Battle of the Titans intensifies: Hold down please!
Published : Sunday, 13 August, 2017 at 12:00 AM Count : 173
*** "But analysts say the country is facing its worst challenge now -- besides a major challenge for holding a free and fair election around end of next year on in early 2019 -- stemming from the bitterness and growing differences between the judiciary and executive branches." ***
The confrontational arguments over the verdict of Supreme Court declaring illegal constitution's 16th amendment have reached their peak this week after the Law Minister, other cabinet members and ruling party leaders including Prime Minister Sheikh Hasina have denounced the edict and Chief Justice S K Sinha who defends it steadfastly.
Now the battle is out of the court between the judiciary and parliament which was stripped of its power to appoint and impeach judges of the High Court and Supreme Court for various reasons. The judiciary bosses including the CJ took the legislature's stance as an aspersion on the freedom of judiciary and upheld the SC verdict by releasing its full text years after they adopted it.
But it has triggered a storm of protests by the executive and legislative authorities -- and now it threatens to transform into a full blown catastrophe -- that has set the two sides wide apart -- and perhaps pushed them to a point of o return.
Beyond the purview of law, Law Minister Anisul Haq, state attorneys and the CJ Sinha all appear to take the matter personally as an attempt to hurt each other and damage their respective prestige.
The situation has been made further gloomy by random remarks of the former CJs, senior judges and top attorneys whose own past is tainted with many controversial judgements including the 16th amendment to the constitution. A third parlance has been added to the controversy after the opposition party BNP chipped in with its own version regarding statements and arguments by the judiciary and executive, two of the three state organs with legislature being the third one.
Prime Minister Sheikh Hasina earlier commenting on another bitter rundown between the CJ and the Law Minister had said that all three state organs are equally powerful and one cannot operate without cooperation or support of the others. So, she urged them all to get rid of bitterness and unnecessary attempt to bruise one another and instead help the government to run the country smoothly. But it seems none of them are ready to listen to the PM although they did not object to her opinion.
Besides law and justice -- and rights and privileges of the people of independent sovereign Bangladesh -- the ongoing feuding also have damaging impact on the politics which already has been littered with many confusions, divisions and acrimonies. BNP and its allies are now pointing fingers at the row gathering winds around the 16th amendment as an evidence of building pressure on the judiciary and arrogance of the executive which is now trying to restore powers of the parliament over the judges. While the government is trying to trounce the verdict, BNP Secretray General Mirza Fakhul Islam Alamgir on Saturday hailed it as a "historic" judgement.
Ruling Awami League leaders have come out with all force to destroy the CJ's ego, even by saying that Sinha was against Bangladesh's freedom.

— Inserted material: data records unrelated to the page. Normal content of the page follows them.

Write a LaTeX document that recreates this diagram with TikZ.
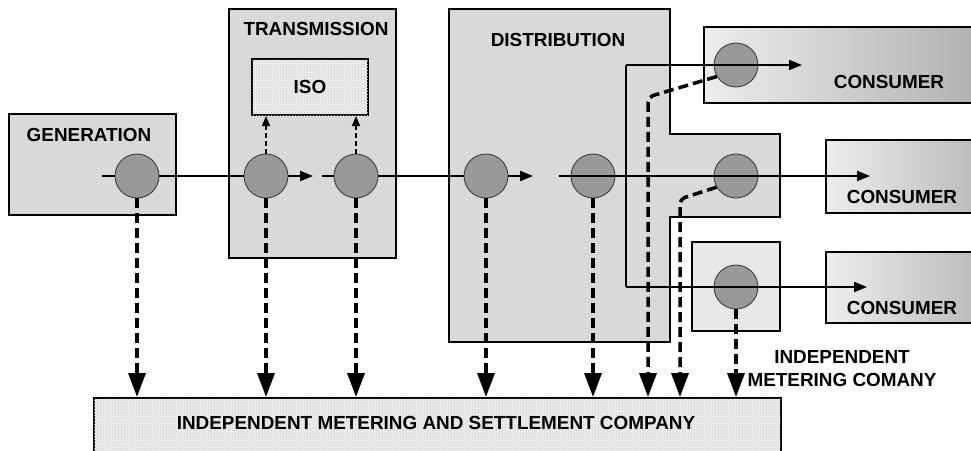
\documentclass[tikz,border=0pt]{standalone}
\usepackage{fontspec}
\setmainfont{Liberation Sans}
\usetikzlibrary{arrows.meta,patterns}
\begin{document}
\begin{tikzpicture}[x=1pt,y=-1pt,
  txt/.style={font=\fontsize{18.9}{23}\selectfont\bfseries, inner sep=0pt, align=center},
  box/.style={draw=black, line width=2pt, fill=black!15, inner sep=0pt},
  hatchbox/.style={draw=black, line width=2pt, fill=black!7, inner sep=0pt,
     postaction={pattern=crosshatch dots, pattern color=black!22}},
  consbox/.style={draw=black, line width=2pt, left color=black!7, right color=black!33, inner sep=0pt},
  meter/.style={circle, draw=black!80, line width=0.8pt, fill=black!40, minimum size=44pt, inner sep=0pt},
  flow/.style={line width=2pt},
  flowarrow/.style={line width=2pt, -{Triangle[width=10pt,length=13pt]}},
  isoarrow/.style={line width=1.4pt, dash pattern=on 5pt off 3pt, -{Triangle[width=8pt,length=10pt]}},
  data/.style={line width=3.5pt, dash pattern=on 10pt off 5pt, -{Triangle[width=17pt,length=24pt]}}
]
\clip (0,0) rectangle (971,450);
% boxes
\node[box, minimum width=167pt, minimum height=101pt] (genbox) at (92.5,164.5) {};
\node[box, minimum width=167pt, minimum height=249pt] (trbox) at (312.5,133.5) {};
\path[draw=black, line width=2pt, fill=black!15]
  (449,9) -- (670,9) -- (670,134) -- (780,134) -- (780,217) -- (670,217) -- (670,342) -- (449,342) -- cycle;
\node[box, fill=black!9, minimum width=88pt, minimum height=89pt] (mbox) at (736,286.5) {};
\node[consbox, minimum width=300pt, minimum height=76pt, anchor=north west] (cons1) at (703,26) {};
\node[consbox, minimum width=200pt, minimum height=73pt, anchor=north west] (cons2) at (825,139) {};
\node[consbox, minimum width=200pt, minimum height=71pt, anchor=north west] (cons3) at (825,251) {};
\node[hatchbox, minimum width=116pt, minimum height=56pt] (iso) at (310,87) {};
\node[hatchbox, minimum width=687pt, minimum height=80pt, anchor=north west] (set) at (93,397) {};
% texts
\node[txt] (tgen) at (89,135) {GENERATION};
\node[txt] (ttr) at (316,29) {TRANSMISSION};
\node[txt] (tdist) at (558,40) {DISTRIBUTION};
\node[txt] (tiso) at (iso) {ISO};
\node[txt] (tc1) at (889,82) {CONSUMER};
\node[txt] (tc2) at (902,197) {CONSUMER};
\node[txt] (tc3) at (902,308) {CONSUMER};
\node[txt] (tset) at (436,423) {INDEPENDENT METERING AND SETTLEMENT COMPANY};
\node[txt] (timc) at (842,368.5) {INDEPENDENT\\METERING COMANY};
% meters
\node[meter] (g) at (137,176) {};
\node[meter] (t1) at (266,176) {};
\node[meter] (t2) at (356,176) {};
\node[meter] (d1) at (486,176) {};
\node[meter] (d2) at (593,176) {};
\node[meter] (c1) at (736,65) {};
\node[meter] (c2) at (736,176) {};
\node[meter] (c3) at (736,287) {};
% flow coordinates
\coordinate (gs) at (102,176);
\coordinate (ta) at (313,176);
\coordinate (ts) at (322,176);
\coordinate (da) at (533,176);
\coordinate (ds) at (559,176);
\coordinate (c2a) at (870,176);
\coordinate (jt) at (626,65);
\coordinate (jb) at (626,287);
\coordinate (c1a) at (802,65);
\coordinate (c3a) at (867,287);
% flows
\draw[flow] (gs) -- (g.west);
\draw[flow] (g.east) -- (t1.west);
\draw[flowarrow] (t1.east) -- (ta);
\draw[flow] (ts) -- (t2.west);
\draw[flow] (t2.east) -- (d1.west);
\draw[flowarrow] (d1.east) -- (da);
\draw[flowarrow] (ds) -- (c2a);
\draw[flow, line join=miter] (jt) -- (jb);
\draw[flowarrow] (jt) -- (c1a);
\draw[flowarrow] (jb) -- (c3a);
% to ISO
\draw[isoarrow] (t1.north) -- (t1.north |- iso.south);
\draw[isoarrow] (t2.north) -- (t2.north |- iso.south);
% metering data
\draw[data] (g.south) -- (g.south |- set.north);
\draw[data] (t1.south) -- (t1.south |- set.north);
\draw[data] (t2.south) -- (t2.south |- set.north);
\draw[data] (d1.south) -- (d1.south |- set.north);
\draw[data] (d2.south) -- (d2.south |- set.north);
\coordinate (k1) at (648,97);
\coordinate (k2) at (680,199);
\draw[data, rounded corners=5pt] (c1.211) -- (k1) -- (k1 |- set.north);
\draw[data, rounded corners=5pt] (c2.210) -- (k2) -- (k2 |- set.north);
\draw[data] (c3.south) -- (c3.south |- set.north);
\end{tikzpicture}
\end{document}
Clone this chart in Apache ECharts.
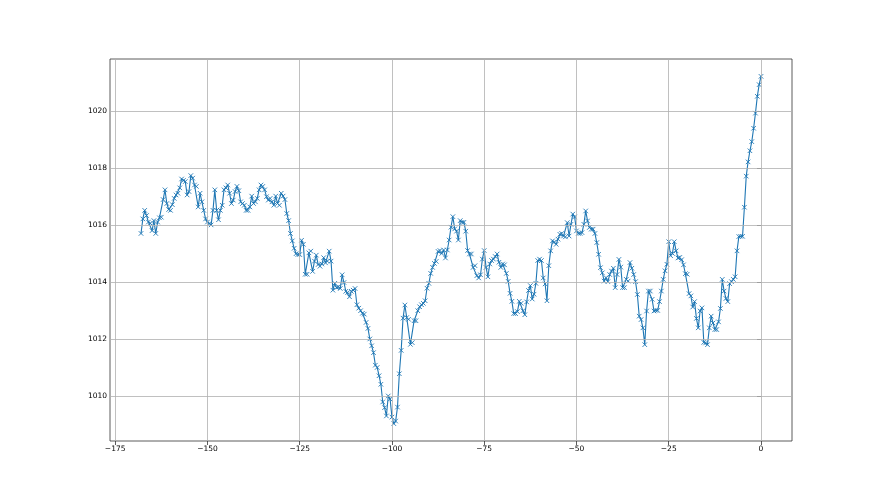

They also alleged that Sinha was a member of "Peace Committee" formed by the Pakistani occupation army during Bangladesh's War of Independence in 1971.
In response, Sinha asked them to stop creating controversies but he has not yet clearly rebuked them for their opinion. This gives rise to confusion among the ordinary people, with some people in the media has started asking what CJ Sinha would do now? The Awami League leaders say he has no option but to resign but Sinha so far shows no sign of stepping down.
Independent analysts say some "hidden" groups may be playing up the controversies for their own interest but they are yet to be clearly identified. They may be within the political ambit or from outside who intend to thwart democracy, peace and good governance in Bangladesh. These forces have always existed and come to the fore taking advantage of political ad administrative glitches. They act for themselves or for others who roll them out to hit certain targets.
Until recently, the executive and judiciary had been "goodly neighbours" without having disputed each other, at least on a public level. Legislature as it is manned by people from various interest groups and rivals in politics had always heard some noises but these did not threaten the country's smooth running as such.
But analysts say the country is facing its worst challenge now -- besides a major challenge for holding a free and fair election around end of next year on in early 2019 -- stemming from the bitterness and growing differences between the judiciary and executive branches.
Food Minister Qamrul Islam, himself a lawyer, has threatened to launch a movement against CJ Sinha unless he resigns by end of this month. He said hundreds of pro-government lawyers including from the apex court will join the movement.
So far, Sinha has kept his cool but if necessary he may also pull many lawyers on to his side, sources in the judiciary say. They also say any untoward incident or move to undermine the neutrality and independence of judiciary should be avoided under any circumstances,
Nevertheless, we hope PM Sheikh Hasina will intervene decisively and firmly into the "uneasy" matter before it goes out of hands. The ongoing controversy between Sinha and Haq has been fomenting for many months and now it has spilled out to a critical level. This should be contained right now and the best arbiter in this would be the prime minister.